Progressive Movement Timeline

  • United States buys Alaska

    United States buys Alaska
    United States' acquisition of Alaska from the Russian Empire on March 30, 1867 by a treaty ratified by the United States Senate, and signed by president Andrew Johnson. The land added 586,412 square miles of new territory to the United States.
  • Yellowstone becomes 1st national park

    Yellowstone becomes 1st national park
    Yellowstone National Park is a national park located primarily in the U.S. state of Wyoming, although it also extends into Montana and Idaho. It was established by the U.S. Congress and signed into law by President Ulysses S. Grant on March 1, 1872.
  • Spanish-American War

    Spanish-American War
    A conflict fought between Spain and the United States in 1898. Hostilities began in the aftermath of the internal explosion of the USS Maine in Havana harbor leading to American intervention in the Cuban War of Independence.
  • United States Annexes Hawaii

    United States Annexes Hawaii
    House Joint Resolution 259, 55th Congress, 2nd session, known as the "Newlands Resolution," passed Congress and was signed into law by President McKinley on July 7, 1898. Once annexed by the United States, the Hawaiian islands remained a U.S. territory until 1959, when they were admitted to statehood as the 50th state.
  • Theodore Roosevelt becomes president

    Theodore Roosevelt becomes president
    Theodore Roosevelt became William McKinley's Vice President; and when McKinley was assassinated in September of that year, Roosevelt assumed the presidency. At the age of forty-three, Theodore Roosevelt was the youngest man to ever become President of the United States.
  • Cuba gains independence

    Cuba gains independence
    A series of rebellions during the 19th century failed to end Spanish rule. However, the Spanish–American War resulted in a Spanish withdrawal from the island in 1898, and Cuba gained formal independence in 1902.
  • United States begins Panama Canal Work

    United States begins Panama Canal Work
    Following the failure of a French construction team in the 1880s, the United States commenced building a canal across a 50-mile stretch of the Panama isthmus in 1904.
  • The Jungle is written

    The Jungle is written
    The Jungle is a 1906 novel written by the American journalist and novelist Upton Sinclair.
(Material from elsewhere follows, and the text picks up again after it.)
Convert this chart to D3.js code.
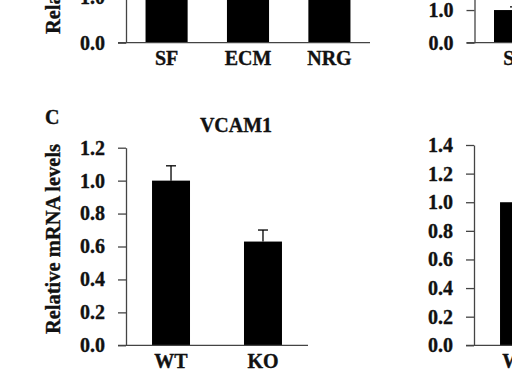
<!DOCTYPE html>
<html><head><meta charset="utf-8">
<script src="https://cdn.jsdelivr.net/npm/d3@7"></script>
<style>
html,body{margin:0;padding:0;background:#fff;overflow:hidden}
svg text{font-family:"Liberation Serif","Times New Roman",serif;font-weight:bold;fill:#111;stroke:#111;stroke-width:0.35px}
</style></head>
<body><svg id="c" width="512" height="376"></svg>
<script>
// Data
const topCategories = ["SF", "ECM", "NRG"];
const topLeftValues = [1.0, 1.3, 1.2];
const topLeftErrors = [0.08, 0.1, 0.1];
const topLeftTicks = [0.0, 1.0];
const topRightValues = [1.0, 1.8, 1.6];
const topRightErrors = [0.1, 0.1, 0.1];
const topRightTicks = [0.0, 1.0, 2.0];
const vcamCategories = ["WT", "KO"];
const vcamValues = [1.0, 0.63];
const vcamErrors = [0.09, 0.07];
const vcamTicks = [0.0, 0.2, 0.4, 0.6, 0.8, 1.0, 1.2];
const rightCategories = ["WT", "KO"];
const rightValues = [1.0, 0.7];
const rightErrors = [0.08, 0.08];
const rightTicks = [0.0, 0.2, 0.4, 0.6, 0.8, 1.0, 1.2, 1.4];

const svg = d3.select("#c");
const fmt = d3.format(".1f");
const FS = 20;

function panel(o) {
  const g = svg.append("g");
  const y = d3.scaleLinear().domain(o.domain).range(o.yRange);
  const x = d3.scaleBand().domain(o.cats).range([o.ax, o.xEnd])
    .paddingInner(o.pi).paddingOuter(o.po);
  g.selectAll("rect.bar").data(o.vals).join("rect")
    .attr("x", (d, i) => x(o.cats[i]))
    .attr("width", x.bandwidth())
    .attr("y", d => y(d))
    .attr("height", d => y(0) - y(d))
    .attr("fill", "#000");
  g.selectAll("line.err").data(o.vals).join("line")
    .attr("x1", (d, i) => x(o.cats[i]) + x.bandwidth() / 2)
    .attr("x2", (d, i) => x(o.cats[i]) + x.bandwidth() / 2)
    .attr("y1", d => y(d))
    .attr("y2", (d, i) => y(d + o.errs[i]))
    .attr("stroke", "#000").attr("stroke-width", 1.3);
  g.selectAll("line.cap").data(o.vals).join("line")
    .attr("x1", (d, i) => x(o.cats[i]) + x.bandwidth() / 2 - 5)
    .attr("x2", (d, i) => x(o.cats[i]) + x.bandwidth() / 2 + 5)
    .attr("y1", (d, i) => y(d + o.errs[i]))
    .attr("y2", (d, i) => y(d + o.errs[i]))
    .attr("stroke", "#000").attr("stroke-width", 1.3);
  const ya = g.append("g").attr("transform", `translate(${o.ax},0)`)
    .call(d3.axisLeft(y).tickValues(o.ticks).tickFormat(fmt)
      .tickSize(8).tickSizeOuter(0).tickPadding(13));
  ya.selectAll("path,line").attr("stroke", "#444").attr("stroke-width", 1.3);
  ya.selectAll("text").attr("font-size", FS).attr("fill", "#111")
    .attr("font-family", "Liberation Serif").attr("font-weight", "bold");
  g.append("line").attr("x1", o.ax - 8).attr("x2", o.xEnd)
    .attr("y1", y(0)).attr("y2", y(0))
    .attr("stroke", "#444").attr("stroke-width", 1.3);
  g.selectAll("text.cat").data(o.cats).join("text")
    .attr("x", d => x(d) + x.bandwidth() / 2)
    .attr("y", y(0) + o.labelDy)
    .attr("text-anchor", "middle").attr("font-size", FS)
    .text(d => d);
  return {x, y};
}

panel({cats: topCategories, vals: topLeftValues, errs: topLeftErrors, ticks: topLeftTicks,
  domain: [0, 1], yRange: [42.7, -3], ax: 126, xEnd: 370, pi: 0.483, po: 0.24, labelDy: 22});
panel({cats: topCategories, vals: topRightValues, errs: topRightErrors, ticks: topRightTicks,
  domain: [0, 2], yRange: [42.7, -22.6], ax: 474.5, xEnd: 718, pi: 0.483, po: 0.24, labelDy: 22});
panel({cats: vcamCategories, vals: vcamValues, errs: vcamErrors, ticks: vcamTicks,
  domain: [0, 1.2], yRange: [345.3, 147.7], ax: 126, xEnd: 308, pi: 0.587, po: 0.283, labelDy: 23});
panel({cats: rightCategories, vals: rightValues, errs: rightErrors, ticks: rightTicks,
  domain: [0, 1.4], yRange: [345.3, 145], ax: 474, xEnd: 656, pi: 0.587, po: 0.283, labelDy: 23});

svg.append("text").attr("x", 236).attr("y", 131.5).attr("text-anchor", "middle")
  .attr("font-size", FS).text("VCAM1");
svg.append("text").attr("x", 45).attr("y", 123.5).attr("font-size", FS).text("C");
svg.append("text").attr("transform", "translate(60,239) rotate(-90)")
  .attr("text-anchor", "middle").attr("font-size", 20.5).text("Relative mRNA levels");
svg.append("text").attr("transform", "translate(60,-61) rotate(-90)")
  .attr("text-anchor", "middle").attr("font-size", 20.5).text("Relative mRNA levels");
</script></body></html>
Sinclair wrote the novel to portray the harsh conditions and exploited lives of immigrants in the United States in Chicago and similar industrialized cities
  • Pure Food and Drug Act

    Pure Food and Drug Act
    An Act— For preventing the manufacture, sale, or transportation of adulterated or misbranded or poisonous or deleterious foods, drugs, medicines, and liquors, and for regulating traffic therein, and for other purposes.
  • Taft elected president

    Taft elected president
    William Howard Taft was elected the 27th President of the United States (1909-1913) and later became the tenth Chief Justice of the United States (1921-1930), the only person to have served in both of these offices.
  • NAACP founded

    NAACP founded
    The National Association for the Advancement of Colored People is an African-American civil rights organization in the United States, formed in 1909 by Moorfield Storey, Mary White Ovington and W. E. B. Du Bois.
  • United States finishes Panama Canal

    United States finishes Panama Canal
    Opened in 1914, oversight of the world-famous Panama Canal was transferred from the U.S. to Panama in 1999.
  • Wilson elected president

    Wilson elected president
    The United States presidential election of 1916 was the 33rd quadrennial presidential election, held on Tuesday, November 7, 1916. Incumbent President Woodrow Wilson, the Democratic candidate, was pitted against Supreme Court Justice Charles Evans Hughes, the Republican candidate.
  • Prohibition

    Prohibition
    A nationwide constitutional ban on the production, importation, transportation and sale of alcoholic beverages that remained in place from 1920 to 1933.
  • Women's Suffrage

    Women's Suffrage
    Women's suffrage is the right of women to vote in elections. Limited voting rights were gained by women in Finland, Iceland, Sweden and some western U.S. states in the late 19th century.